La famille, la tradition, la religion, la musique, le voyage, les origines, la transmission, la rivalité, l’argent, la fraternité, l’amour, la survie quoi qu’il en coûte constituent autant des thématiques à décrypter que des vecteurs de liens entre les personnages. Des liens et des moyens pour entraver l’émancipation des individus. Malditos confronte du début à la fin les protagonistes à leurs choix, pris dans des dilemmes à première vue insolubles.
Roméo et Juliette des sables
La Camargue poussiéreuse et sanguine se révèle, ici, un formidable théâtre pour ce western moderne qui n’hésite jamais à prendre son temps, à alimenter le mystère, à scruter, d’un regard en coin du store d’une caravane close, les comportements des uns des autres.

Tout dans la série porte valeur documentaire : la production de Max s’impose comme une radiographie sensible des existences gitanes actuelles. Pour servir son propos, Jean-Charles Hue a sollicité ses compagnons yéniches, réunis comme une grande famille. Ceux-là offrent leur phrasé singulier à Malditos et lui confèrent une langue propre.

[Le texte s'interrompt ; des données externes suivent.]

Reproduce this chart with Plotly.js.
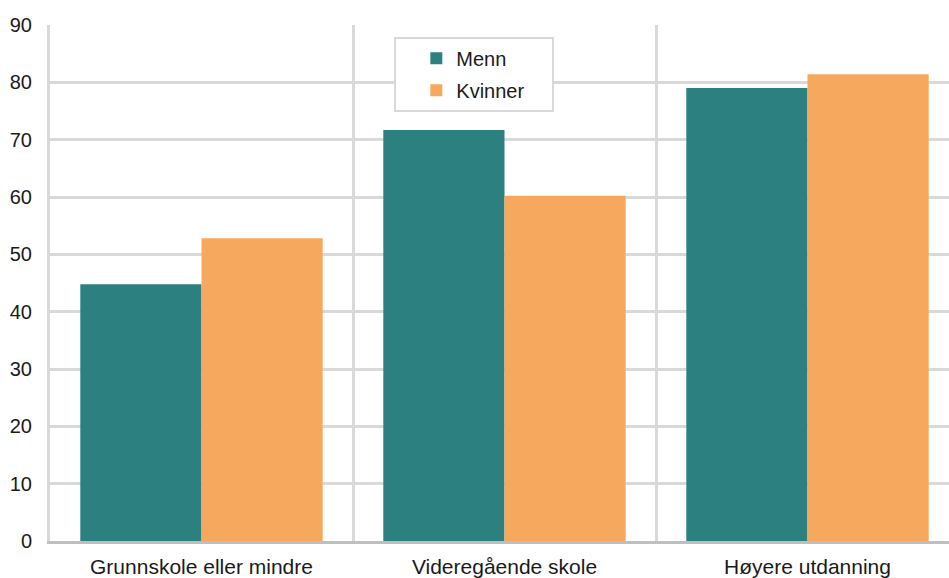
<!DOCTYPE html>
<html>
<head>
<meta charset="utf-8">
<script src="https://cdn.plot.ly/plotly-3.0.1.min.js"></script>
<style>html,body{margin:0;padding:0;background:#fff;}#chart{width:949px;height:578px;}</style>
</head>
<body>
<div id="chart"></div>
<script>
const categories = ["Grunnskole eller mindre", "Videregående skole", "Høyere utdanning"];
const seriesNames = ["Menn", "Kvinner"];
const menn = [44.8, 71.7, 79.0];
const kvinner = [52.8, 60.2, 81.4];
const yTicks = [0, 10, 20, 30, 40, 50, 60, 70, 80, 90];

const colors = ["#2c8180", "#f6a95e"];
const fam = "Liberation Sans, Arial, sans-serif";
const yFont = {family: fam, size: 20, color: "#1a1a1a"};
const xFont = {family: fam, size: 21, color: "#1a1a1a"};
const legFont = {family: fam, size: 20, color: "#1a1a1a"};
const pad = "\u00a0\u00a0\u00a0\u00a0";

const data = [menn, kvinner].map((vals, i) => ({
  type: "bar",
  name: seriesNames[i] + pad,
  x: categories,
  y: vals,
  marker: {color: colors[i]},
  legendgroup: "g" + i,
  hoverinfo: "x+y+name"
}));

const layout = {
  width: 949, height: 578,
  margin: {l: 50, r: 0, t: 25, b: 37},
  paper_bgcolor: "#fff", plot_bgcolor: "#fff",
  font: yFont,
  barmode: "group", bargap: 0.2, bargroupgap: 0,
  showlegend: true,
  legend: {
    x: 0.383, y: 0.977, xanchor: "left", yanchor: "top",
    bordercolor: "#d9d9d9", borderwidth: 2, bgcolor: "#fff",
    font: legFont, tracegroupgap: 3, indentation: 20,
    traceorder: "grouped"
  },
  xaxis: {
    type: "category",
    range: [-0.5, 2.467],
    tickson: "boundaries",
    showgrid: true, gridcolor: "#d9d9d9", gridwidth: 3,
    showline: true, linecolor: "#bfbfbf", linewidth: 3,
    ticks: "", ticklabelstandoff: 5,
    tickfont: xFont, fixedrange: true
  },
  yaxis: {
    range: [0, 90],
    tickvals: yTicks,
    showgrid: true, gridcolor: "#d9d9d9", gridwidth: 3,
    zeroline: false,
    showline: true, linecolor: "#d9d9d9", linewidth: 3,
    ticks: "outside", ticklen: 11, tickcolor: "rgba(0,0,0,0)",
    tickfont: yFont, fixedrange: true
  }
};

Plotly.newPlot("chart", data, layout, {displayModeBar: false, staticPlot: true});
</script>
</body>
</html>
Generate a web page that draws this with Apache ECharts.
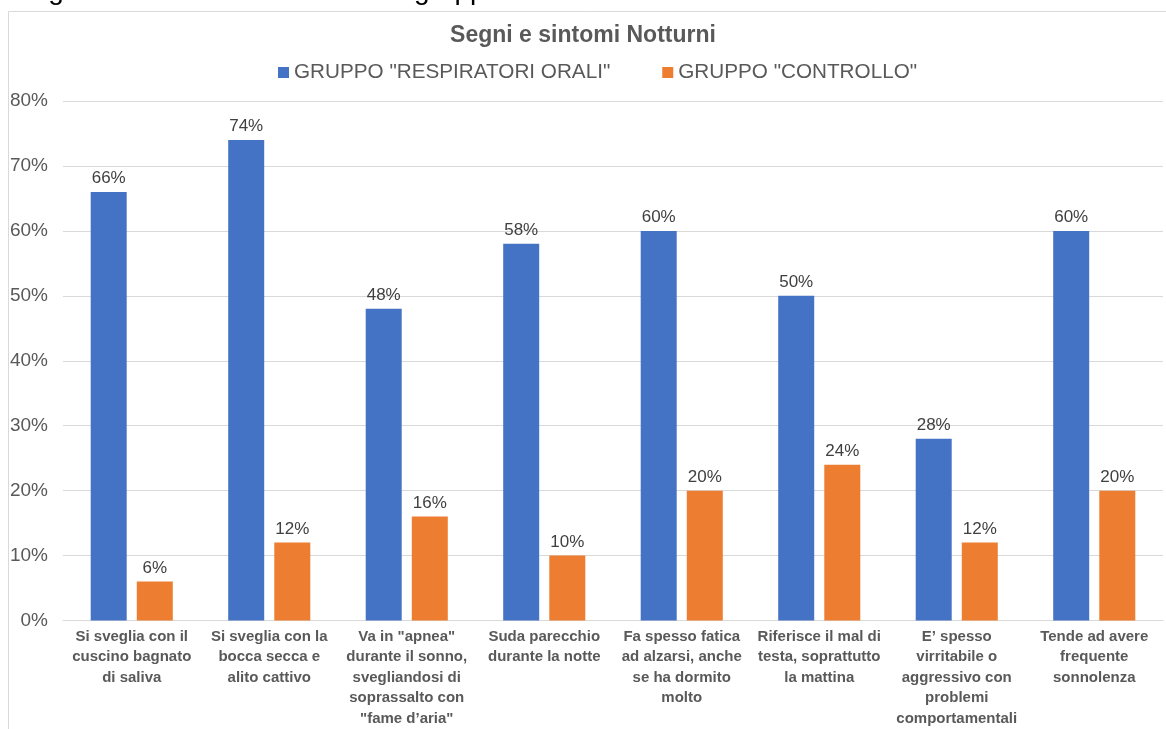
<!DOCTYPE html>
<html>
<head>
<meta charset="utf-8">
<script src="https://cdn.jsdelivr.net/npm/echarts@6/dist/echarts.min.js"></script>
<style>html,body{margin:0;padding:0;background:#fff;}#c{width:1166px;height:729px;}</style>
</head>
<body>
<div id="c"></div>
<script>
const categories = [
  "Si sveglia con il\ncuscino bagnato\ndi saliva",
  "Si sveglia con la\nbocca secca e\nalito cattivo",
  "Va in \"apnea\"\ndurante il sonno,\nsvegliandosi di\nsoprassalto con\n\"fame d\u2019aria\"",
  "Suda parecchio\ndurante la notte",
  "Fa spesso fatica\nad alzarsi, anche\nse ha dormito\nmolto",
  "Riferisce il mal di\ntesta, soprattutto\nla mattina",
  "E\u2019 spesso\nvirritabile o\naggressivo con\nproblemi\ncomportamentali",
  "Tende ad avere\nfrequente\nsonnolenza"
];
const seriesNames = ["GRUPPO \"RESPIRATORI ORALI\"", "GRUPPO \"CONTROLLO\""];
const respiratoriOrali = [66, 74, 48, 58, 60, 50, 28, 60];
const controllo = [6, 12, 16, 10, 20, 24, 12, 20];
const yTicks = [0, 10, 20, 30, 40, 50, 60, 70, 80];

const chart = echarts.init(document.getElementById('c'));
const font = 'Liberation Sans, Arial, sans-serif';
chart.setOption({
  animation: false,
  backgroundColor: '#fff',
  textStyle: { fontFamily: font },
  graphic: [
    { type: 'rect', shape: { x: 8.5, y: 11.5, width: 1200, height: 800 },
      style: { fill: 'none', stroke: '#d9d9d9', lineWidth: 1 }, z: -1 },
    { type: 'text', x: 14, y: -9,
      style: { text: 'Segni e sintomi notturni nei due gruppi a confronto', fontSize: 28, fill: '#000', fontFamily: font, verticalAlign: 'middle', align: 'left' } }
  ],
  title: {
    text: 'Segni e sintomi Notturni', left: 'center', top: 19,
    textStyle: { fontSize: 23, fontWeight: 'bold', color: '#595959', fontFamily: font }
  },
  legend: {
    top: 57, left: 273, itemWidth: 11, itemHeight: 11, itemGap: 52,
    icon: 'rect',
    textStyle: { fontSize: 20.7, color: '#595959', fontFamily: font },
    data: seriesNames
  },
  grid: { left: 63, right: 3, top: 101, bottom: 106, containLabel: false },
  xAxis: {
    type: 'category', data: categories,
    axisLine: { lineStyle: { color: '#d9d9d9' } },
    axisTick: { show: false },
    axisLabel: { interval: 0, fontSize: 15, fontWeight: 'bold', color: '#595959', lineHeight: 20.5, margin: 6, fontFamily: font }
  },
  yAxis: {
    type: 'value', min: 0, max: 80, interval: 10,
    axisLine: { show: false }, axisTick: { show: false },
    splitLine: { lineStyle: { color: '#d9d9d9' } },
    axisLabel: { formatter: v => yTicks.includes(v) ? v + '%' : '', fontSize: 19, color: '#595959', margin: 15, fontFamily: font }
  },
  series: [
    { name: seriesNames[0], type: 'bar', data: respiratoriOrali, barWidth: 36, barGap: '28%',
      itemStyle: { color: '#4472C4' },
      label: { show: true, position: 'top', formatter: '{c}%', fontSize: 17, color: '#404040', distance: 5, fontFamily: font } },
    { name: seriesNames[1], type: 'bar', data: controllo, barWidth: 36,
      itemStyle: { color: '#ED7D31' },
      label: { show: true, position: 'top', formatter: '{c}%', fontSize: 17, color: '#404040', distance: 5, fontFamily: font } }
  ]
});
</script>
</body>
</html>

Autour d’eux, un casting exceptionnel : Céline Sallette et Damien Bonnard, impeccables en chef·fe·s de clans, Darren Muselet et Raïka Hazanavicius, aussi étincelants que bouillonnants en ambitieux Roméo et Juliette des sables, mais aussi Paco Cobo, ténébreux fils et frère, réduit à ces deux positions non sans attendre son moment.

Pour guider cette galerie de personnages tout en tension, deux autres héroïnes : la Camargue et l’identité gitane. Elles enveloppent la série, à l’atmosphère parfois proche de True Detective, d’une ensorcelante et exotique aura, aussi mystique que brûlante. Des gitans aux streamers, Malditos, association de bienfaiteurs.